18 mai 2022

La main gauche de la nuit -- Ursula Le Guin

https://images.noosfere.org/couv/p/pp5191-1984.jpg 


Il y a quatre ans, j'ai relu les Dépossédés (c'était vachement bien). Cette année, j'ai récolté plein de vieux livres de SF chez un copain qui vidait sa bibliothèque et parmi ceux-là, la main gauche de la nuit, que j'ai donc relu dans la même édition pocket moche que quand je l'avais découvert. Oui, cette couv est vraiment... heu... sans rien à voir avec le contenu ?

 Et le livre, alors ?

J'en avais le souvenir d'un bouquin un peu obscur dans lequel il m'avait fallu du temps pour plonger. On dira que j'ai grandi, et c'est maintenant exactement la SF qu'il me faut. Primo, le roman n'est pas très long. Puis il croit entièrement à son univers, et moi j'y crois aussi. Le récit est totalement, humainement et sociologiquement crédible.

Je rappelle très très vite le pitch : Genly Aï, un Terrien, est envoyé de la société galactique sur la planète Gethen (dite Nivôse par ceux qui l'ont découverte), un monde très très froid peuplé par des humains hermaphrodites. Il va se retrouver coincé dans des intrigues politiques compliquées, devoir voyager à des endroits où il n'avait pas envie d'aller et il va se faire un ami.

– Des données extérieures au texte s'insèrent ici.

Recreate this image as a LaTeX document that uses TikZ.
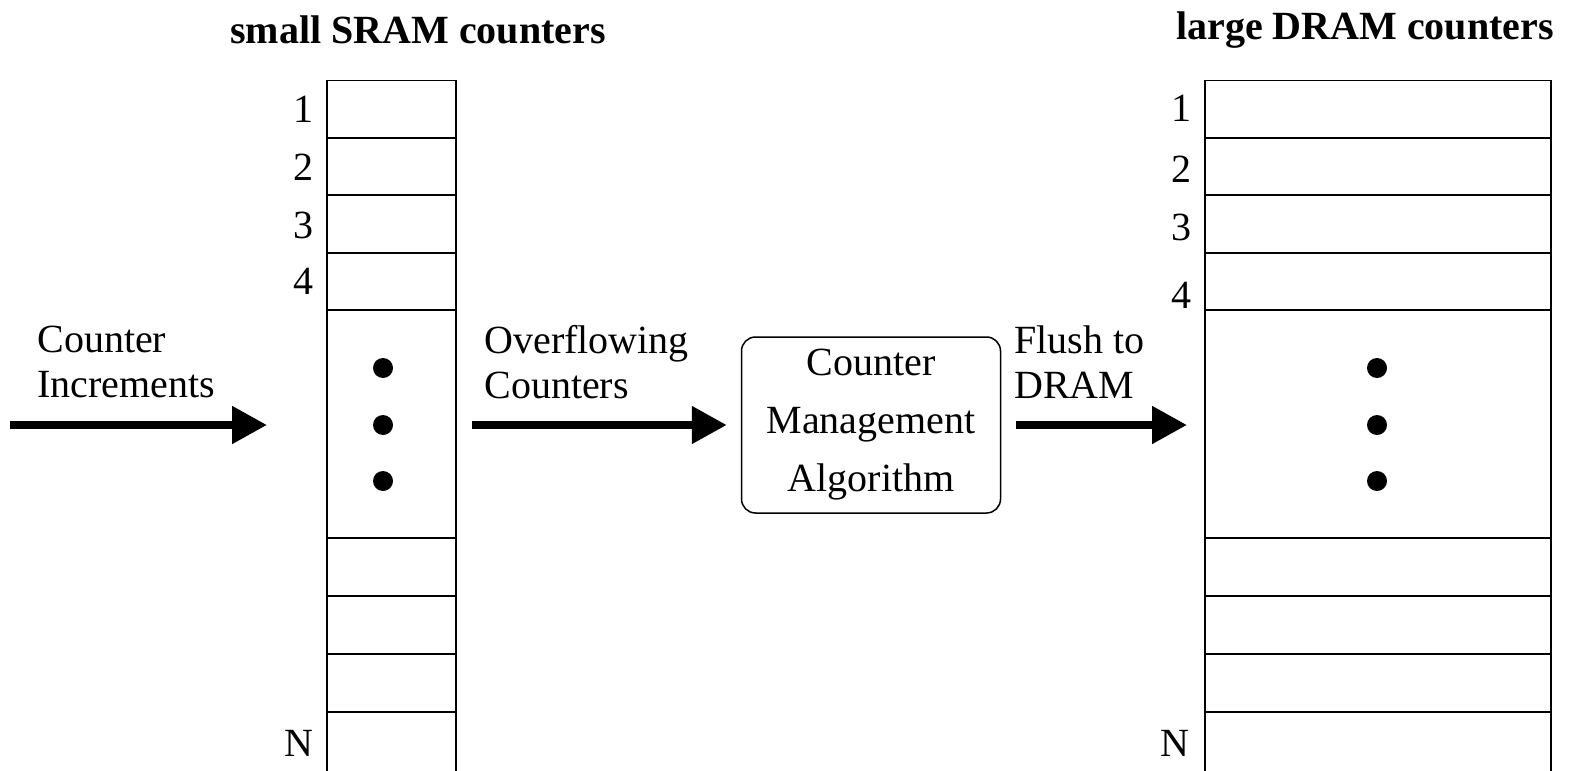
\documentclass[tikz,border=0pt]{standalone}
\usepackage{fontspec}
\setmainfont{Liberation Serif}
\usetikzlibrary{arrows.meta,positioning}

\tikzset{
  cell/.style={draw,line width=.75pt},
  txt/.style={font=\fontsize{20}{22.5}\selectfont,inner sep=0pt},
  idx/.style={txt,anchor=east},
  flow/.style={line width=4pt,-{Triangle[length=17.5pt,width=18pt]}},
}

\begin{document}
\begin{tikzpicture}[x=.5pt,y=-.5pt]
\useasboundingbox (0,0) rectangle (1572,770);

% titles
\node[txt,font=\fontsize{20}{24}\selectfont\bfseries] (ttlS) at (418,30) {small SRAM counters};
\node[txt,font=\fontsize{20}{24}\selectfont\bfseries] (ttlD) at (1365,30) {large DRAM counters};

% counter arrays (run past the bottom edge)
\node[cell,inner sep=0pt,minimum width=64.5pt,minimum height=347pt,anchor=north west] (sram) at (326,80) {};
\node[cell,inner sep=0pt,minimum width=173pt,minimum height=347pt,anchor=north west] (dram) at (1204,80) {};

\foreach \y in {138,195,253,310,538,596,654,712}{
  \draw[cell] (326,\y) -- (455,\y);
  \draw[cell] (1204,\y) -- (1550,\y);
}

\foreach \y in {368,425,481}{
  \fill (383,\y) circle (5pt);
  \fill (1377,\y) circle (5pt);
}

% row numbers
\foreach \n/\y in {1/109,2/167,3/225,4/281}
  \node[idx] (s\n) at (314,\y) {\n};
\node[idx] (sN) at (314,743) {N};
\foreach \n/\y in {1/108,2/169,3/227,4/295}
  \node[idx] (d\n) at (1192,\y) {\n};
\node[idx] (dN) at (1190,743) {N};

% algorithm
\node[cell,txt,rounded corners=7pt,minimum width=129.5pt,minimum height=88pt,
  align=center,font=\fontsize{20}{29}\selectfont] (alg) at (871,425)
  {Counter\\Management\\Algorithm};

% flows
\coordinate (in) at (10,425);
\draw[flow,shorten >=29.5pt] (in) -- (in -| sram.west);
\draw[flow,shorten <=7.5pt,shorten >=7pt] (alg.west -| sram.east) -- (alg.west);
\draw[flow,shorten <=7.5pt,shorten >=8.5pt] (alg.east) -- (alg.east -| dram.west);

\node[txt,align=left,anchor=west] (lIn) at (37,362) {Counter\\Increments};
\node[txt,align=left,anchor=west] (lOv) at (484,362) {Overflowing\\Counters};
\node[txt,align=left,anchor=west] (lFl) at (1014,362) {Flush to\\DRAM};

\end{tikzpicture}
\end{document}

Relire mamie Ursula de nos jours, c'est à la mode (et bien tant mieux : elle fait de bons livres). Relire celui-là, en post metoo et féminisme plus visible (ou bien = l'auteur de ces lignes un peu plus informé), c'est intéressant. Comme m'a dit une amie, c'est un roman assez misogyne : la vision que le narrateur a des femmes et de ce qui est "féminin" est carrément dépréciatrice.

Autre surprise, alors que dans la langue des natifs le pronom pour décrire les gens est asexué (comme eux, qui le sont 90% du temps), le texte anglais et français utilise il tout le temps. On se demande ce qu'aurait donné un texte où les getheniens auraient été décrits dans une grammaire prenant en compte leur manière particulière d'être genrée. Pourquoi est-ce que Ursula n'a pas fait ce genre de choix ? Peut-être que ça ne se faisait pas, ou par manque de savoir le faire (les autaires sont parfois très limité.e.s dans leurs capacités, j'en sais quelque chose), ou d'autres raisons qui ne sont qu'à elle. Le livre est comme ça, tant pis, tant mieux, ça nous permet d'en parler.

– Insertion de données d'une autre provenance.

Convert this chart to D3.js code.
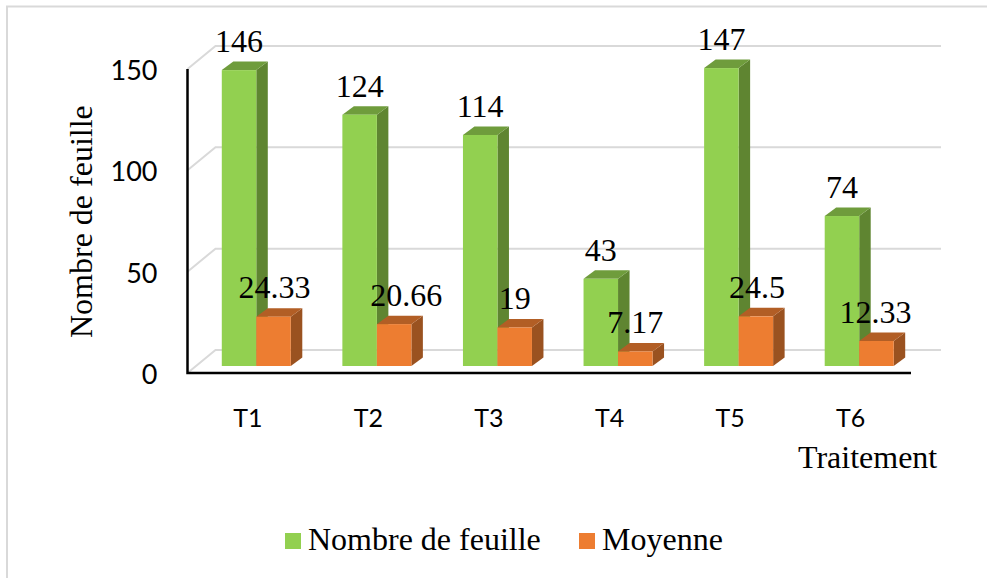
<!DOCTYPE html>
<html lang="fr">
<head>
    <meta charset="UTF-8">
    <script src="https://d3js.org/d3.v7.min.js"></script>
    <style>
        html, body { margin: 0; padding: 0; background: #fff; }
        svg { display: block; }
        .serif { font-family: "Liberation Serif", serif; fill: #000; }
        .tick-label { font-family: Lato, sans-serif; fill: #000; }
    </style>
</head>
<body>
    <svg id="chart"></svg>
    <script>
        const categories = ["T1", "T2", "T3", "T4", "T5", "T6"];
        const nombre = [146, 124, 114, 43, 147, 74];
        const moyenne = [24.33, 20.66, 19, 7.17, 24.5, 12.33];
        const moyenneLabels = ["24.33", "20.66", "19", "7.17", "24.5", "12.33"];
        const yTicks = [0, 50, 100, 150];

        const width = 987, height = 578;
        const svg = d3.select("#chart").attr("width", width).attr("height", height);

        // front plane of the 3D box
        const x = d3.scaleBand().domain(categories).range([187.5, 911]);
        const y = d3.scaleLinear().domain([0, 150]).range([373, 69]);

        const wall = { dx: 28, dy: -23, right: 941 };
        const barShift = { dx: 8.5, dy: -7 };
        const depth = { dx: 11.5, dy: -8.5 };
        const barW = 34.5;

        // outer frame
        svg.append("path")
            .attr("d", "M7,578V6.5H987")
            .attr("fill", "none")
            .attr("stroke", "#d9d9d9")
            .attr("stroke-width", 2);

        // gridlines on floor/side and back wall
        yTicks.forEach(t => {
            svg.append("polyline")
                .attr("points", [
                    [x.range()[0], y(t)],
                    [x.range()[0] + wall.dx, y(t) + wall.dy],
                    [wall.right, y(t) + wall.dy]
                ].join(" "))
                .attr("fill", "none")
                .attr("stroke", "#d9d9d9")
                .attr("stroke-width", 2);
        });

        function bar3d(left, value, colors) {
            const x0 = left + barShift.dx, x1 = x0 + barW;
            const y0 = y(0) + barShift.dy, y1 = y(value) + barShift.dy;
            const g = svg.append("g");
            g.append("polygon")
                .attr("points", [[x1, y0], [x1, y1], [x1 + depth.dx, y1 + depth.dy], [x1 + depth.dx, y0 + depth.dy]].join(" "))
                .attr("fill", colors.side);
            g.append("polygon")
                .attr("points", [[x0, y1], [x1, y1], [x1 + depth.dx, y1 + depth.dy], [x0 + depth.dx, y1 + depth.dy]].join(" "))
                .attr("fill", colors.top);
            g.append("rect")
                .attr("x", x0).attr("y", y1)
                .attr("width", barW).attr("height", y0 - y1)
                .attr("fill", colors.front);
        }

        const green = { front: "#92d050", side: "#5f8531", top: "#6f9c3c" };
        const orange = { front: "#ed7d31", side: "#9a5220", top: "#b25e25" };

        categories.forEach((c, i) => {
            const left = x(c) + x.bandwidth() / 2 - barW;
            bar3d(left, nombre[i], green);
            bar3d(left + barW, moyenne[i], orange);
        });

        // axes, black lines
        svg.append("path")
            .attr("d", `M${x.range()[0]},${y(150)}V${y(0)}H${x.range()[1]}`)
            .attr("fill", "none")
            .attr("stroke", "#000")
            .attr("stroke-width", 2.5);

        svg.selectAll(".ytick")
            .data(yTicks)
            .enter().append("text")
            .attr("class", "tick-label")
            .attr("x", 157.5)
            .attr("y", d => y(d) + 11)
            .attr("text-anchor", "end")
            .attr("font-size", 27)
            .text(d => d);

        svg.selectAll(".xtick")
            .data(categories)
            .enter().append("text")
            .attr("class", "tick-label")
            .attr("x", d => x(d) + x.bandwidth() / 2)
            .attr("y", 427)
            .attr("text-anchor", "middle")
            .attr("font-size", 25)
            .text(d => d);

        // value labels, some are nudged off the bar centre in the original
        const moyenneNudge = [1, 12, 0, 0, 1, -1];
        categories.forEach((c, i) => {
            const left = x(c) + x.bandwidth() / 2 - barW + barShift.dx;
            svg.append("text")
                .attr("class", "serif")
                .attr("x", left + barW / 2)
                .attr("y", y(nombre[i]) + barShift.dy - 18)
                .attr("text-anchor", "middle")
                .attr("font-size", 32)
                .text(nombre[i]);
            svg.append("text")
                .attr("class", "serif")
                .attr("x", left + barW * 1.5 + moyenneNudge[i])
                .attr("y", y(moyenne[i]) + barShift.dy - 18.5)
                .attr("text-anchor", "middle")
                .attr("font-size", 32)
                .text(moyenneLabels[i]);
        });

        // axis titles
        svg.append("text")
            .attr("class", "serif")
            .attr("transform", "translate(92,338) rotate(-90)")
            .attr("font-size", 32)
            .text("Nombre de feuille");

        svg.append("text")
            .attr("class", "serif")
            .attr("x", 798).attr("y", 468)
            .attr("font-size", 32)
            .text("Traitement");

        // legend
        const legend = [
            { name: "Nombre de feuille", color: green.front, x: 285 },
            { name: "Moyenne", color: orange.front, x: 579 }
        ];
        legend.forEach(d => {
            svg.append("rect")
                .attr("x", d.x).attr("y", 533)
                .attr("width", 16).attr("height", 16)
                .attr("fill", d.color);
            svg.append("text")
                .attr("class", "serif")
                .attr("x", d.x + 23).attr("y", 550)
                .attr("font-size", 32)
                .text(d.name);
        });
    </script>
</body>
</html>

Sinon, j'ai adoré. J'ai voyagé très loin, j'ai aimé les personnages, j'ai vécu dans des sociétés étranges et humaines, incompréhensibles et toutes proches. La toute fin du roman m'a bouleversé et m'a fait ressentir quelque chose que je ne trouve que dans les meilleurs textes de SF, une nouvelle perception de qui je suis et de ce que nous sommes, nous, êtres humains. 



 

1 commentaire:

  1. Bonjour, c'est mon premier commentaire ici!
    Deux remarques (de fan!) sur La Main Gauche de la Nuit:
    Alexeï Panshin, qui était loin d'être un imbécile, avait publié une critique mitigée sur La Main Gauche de la Nuit à l'époque de sa parution: il s'était dit choqué par les libertés que LeGuin y prenait avec la grammaire, aussi bien en accordant au masculin des substantifs féminins qu'en usant uniformément de pronoms masculins pour les appliquer à des personnages décrits dans des "rôles" féminins; il ne comprenait littéralement pas pourquoi elle avait fait ça. Accorder au masculin des substantifs féminins, il fallait que ce soit formidablement transgressif à l'époque, pour choquer un auteur de SF chevronné et qui se voulait lui-même transgressif!
    Ursula LeGuin est revenue sur Gethen dans une nouvelle du recueil L'Anniversaire du monde: alors que La Main gauche insiste sur les féroces luttes pour le pouvoir au sein de la société géthénienne (et insinue que cette férocité est l'aspect de cette société qui, pour Genly Ai, est le moins "dépaysant"!), cette courte nouvelle décrit le quotidien de cette société de l'intérieur, et met en scène des personnages qui s'y sentent tout à fait à leur aise.